URI student wins trifecta of awards

KINGSTON, R.I. –May 9, 2008–Marjorie Johnson of Wakefield grew up hearing snatches of French because her parents and her sister spoke it. But the University of Rhode Island sophomore didn’t begin studying the language until she enrolled at URI.


During her junior year, the URI student will be hearing a lot more si vous plaits and bonjours, and eating a lot more croissants. That’s because she’ll study at the University of Laval, Quebec in the fall and at the University of Paris at Nanterre, a half-hour outside of the City of Lights next spring.


Her studies are funded, in part, by two prestigious scholarships: she won the national $1,000 Phi Kappa Phi scholarship for study abroad (out of 349 other applicants) and received another $1,000 scholarship for French majors studying abroad from the French Embassy.


“I chose to study French because I love the language and culture, and I know that being able to speak a foreign language will open doors for me in many different professional fields,” she says. “Immersing myself in the language abroad is the best way to learn it thoroughly.”
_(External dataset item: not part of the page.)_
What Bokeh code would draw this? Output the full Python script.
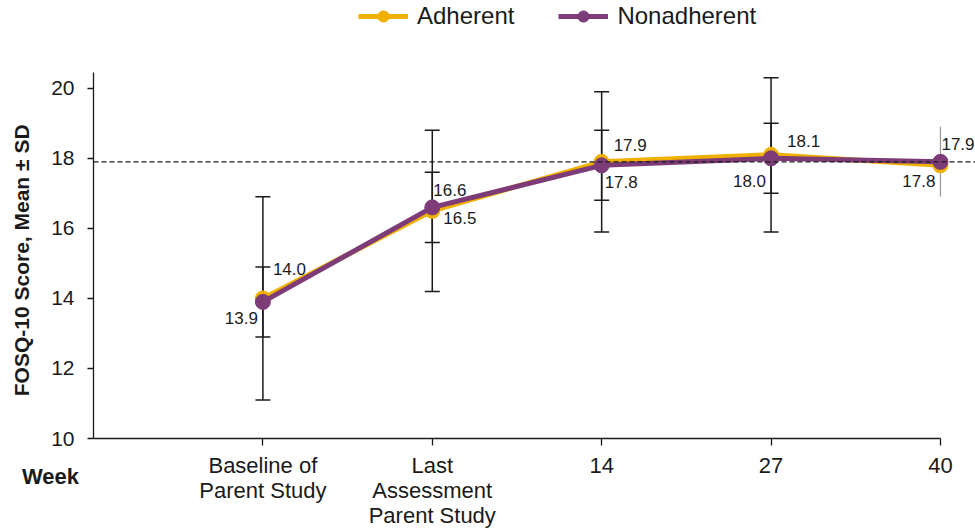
from bokeh.plotting import figure
from bokeh.models import (Range1d, FixedTicker, Span, Whisker, TeeHead, Legend,
                          LegendItem, ColumnDataSource, Div)
from bokeh.layouts import column
from bokeh.core.properties import value
from bokeh.embed import file_html
from bokeh.resources import INLINE

# ---------------- data ----------------
categories = ["Baseline of\nParent Study", "Last\nAssessment\nParent Study", "14", "27", "40"]
adherent_mean = [14.0, 16.5, 17.9, 18.1, 17.8]
adherent_sd = [2.9, 2.3, 2.0, 2.2, None]
nonadherent_mean = [13.9, 16.6, 17.8, 18.0, 17.9]
nonadherent_sd = [1.0, 1.0, 1.0, 1.0, 1.0]
reference_value = 17.9
y_ticks = [10, 12, 14, 16, 18, 20]

# ---------------- style / layout ----------------
GOLD = "#F0B000"
PURPLE = "#7D3C78"
INK = "#1a1a1a"
FONT = "Liberation Sans"
NBSP = "\u00a0"

xs = list(range(1, len(categories) + 1))

p = figure(width=975, height=530, output_backend="svg", toolbar_location=None,
           x_range=Range1d(0, 5.207), y_range=Range1d(10, 22.507),
           min_border_left=93, min_border_right=0, min_border_top=0,
           min_border_bottom=91, outline_line_color=None,
           background_fill_color="white", border_fill_color="white")
p.grid.visible = False

# axes
xa = p.xaxis[0]
xa.ticker = FixedTicker(ticks=xs)
xa.major_label_overrides = {x: c for x, c in zip(xs, categories)}
xa.bounds = (0, len(categories))
xa.minor_tick_line_color = None
xa.major_tick_in = 0
xa.major_tick_out = 7
xa.major_label_standoff = 7
xa.major_label_text_font = FONT
xa.major_label_text_font_size = "22px"
xa.major_label_text_line_height = 1.0
xa.major_label_text_color = INK
xa.axis_line_color = INK
xa.axis_line_width = 1.3
xa.major_tick_line_color = INK
xa.major_tick_line_width = 1.3

ya = p.yaxis[0]
ya.ticker = FixedTicker(ticks=y_ticks)
ya.bounds = (10, 20.456)
ya.minor_tick_line_color = None
ya.major_tick_in = 0
ya.major_tick_out = 6
ya.major_label_standoff = 13
ya.major_label_text_font = FONT
ya.major_label_text_font_size = "21px"
ya.major_label_text_color = INK
ya.axis_line_color = INK
ya.axis_line_width = 1.3
ya.major_tick_line_color = INK
ya.major_tick_line_width = 1.3
# trailing no-break spaces move the centred label down next to the drawn axis line
ya.axis_label = "FOSQ-10 Score, Mean \u00b1 SD" + NBSP * 14
ya.axis_label_text_font = FONT
ya.axis_label_text_font_style = "bold"
ya.axis_label_text_font_size = "21px"
ya.axis_label_text_color = INK
ya.axis_label_standoff = 15

# reference dashed line
p.add_layout(Span(location=reference_value, dimension="width", line_color=INK,
                  line_width=1.3, line_dash="5 3"))

# error bars (black with caps); the last nonadherent SD is a thin grey bar
capped = [i for i in range(len(xs)) if adherent_sd[i] is not None]
thin = [i for i in range(len(xs)) if adherent_sd[i] is None]

for means, sds in ((adherent_mean, adherent_sd), (nonadherent_mean, nonadherent_sd)):
    src = ColumnDataSource(dict(x=[xs[i] for i in capped],
                                lo=[means[i] - sds[i] for i in capped],
                                hi=[means[i] + sds[i] for i in capped]))
    p.add_layout(Whisker(source=src, base="x", lower="lo", upper="hi", dimension="height",
                         line_color=INK, line_width=1.5, level="underlay",
                         upper_head=TeeHead(size=15, line_color=INK, line_width=1.5),
                         lower_head=TeeHead(size=15, line_color=INK, line_width=1.5)))

p.segment(x0=[xs[i] for i in thin], x1=[xs[i] for i in thin],
          y0=[nonadherent_mean[i] - nonadherent_sd[i] for i in thin],
          y1=[nonadherent_mean[i] + nonadherent_sd[i] for i in thin],
          line_color="#999999", line_width=1.2, level="underlay")

# series
la = p.line(xs, adherent_mean, line_color=GOLD, line_width=5)
sa = p.scatter(xs, adherent_mean, size=15, fill_color=GOLD, line_color=GOLD)
ln = p.line(xs, nonadherent_mean, line_color=PURPLE, line_width=5)
sn = p.scatter(xs, nonadherent_mean, size=15, fill_color=PURPLE, line_color=PURPLE)

# value labels
a_align = ["left", "left", "left", "left", "right"]
a_dx = [10, 11, 12, 16, -5]
a_dy = [-29, 7, -17, -14, 16]
n_align = ["right", "left", "left", "right", "left"]
n_dx = [-5, 1, 3, -5, 1]
n_dy = [16, -17, 17, 23, -18]

for means, al, dx, dy in ((adherent_mean, a_align, a_dx, a_dy),
                          (nonadherent_mean, n_align, n_dx, n_dy)):
    src = ColumnDataSource(dict(x=xs, y=means, t=[f"{v:.1f}" for v in means],
                                al=al, dx=dx, dy=dy))
    p.text(x="x", y="y", text="t", source=src, text_align="al", x_offset="dx",
           y_offset="dy", text_baseline="middle", text_font=value(FONT),
           text_font_size="17px", text_color=INK)

legend = Legend(items=[LegendItem(label="Adherent", renderers=[la, sa]),
                       LegendItem(label="Nonadherent", renderers=[ln, sn])],
                orientation="horizontal", location=(265, 408),
                glyph_width=50, glyph_height=28, label_height=28,
                label_standoff=9, spacing=44, padding=0, margin=0,
                border_line_color=None, background_fill_alpha=0,
                label_text_font=FONT, label_text_color=INK,
                label_text_baseline="middle", label_text_font_size="24px")
p.add_layout(legend)

# "Week" caption at the lower left, beside the category labels
week = Div(text="Week", margin=(-66, 0, 0, 22),
           styles={"font-family": FONT, "font-weight": "bold", "font-size": "22px",
                   "color": INK, "line-height": "26px", "position": "relative",
                   "z-index": "1"})

layout = column(p, week)
open("out.html", "w").write(file_html(layout, INLINE))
The 20-year-old not only speaks French, she also writes poetry. She began writing poetry and running a literary journal while attending South Kingstown High School.


This spring she received the New Leaves Press poetry prize for her poem As the Stars in the campus-wide poetry competition.

As the Stars


Tonight I am cartwheel and grass,

song, spirit, word without puzzle.

I am turned on my head, feeling life in my blood.


I stopped myself for a minute in an eternal look at the night.

My thoughts stopped spinning;

my heart started beating in time with my breath.

I am as the stars.


I choose challenge, choose peace, and choose love.

Slash the borders, break the boxes, fly over the paths that, a moment ago,

I desperately clung to.


Johnson’s future career possibilities include becoming a publisher because she enjoys reading and editing and would like having an insider’s perspective on the world of literature or a teacher at an international school because she likes working with children from diverse backgrounds. Both jobs would give her the potential opportunity to use French on a regular basis.


Johnson isn’t the only family member at URI. Her father, Galen Johnson, is a longtime, well-respected philosophy professor and current director of the University’s Center for Humanities.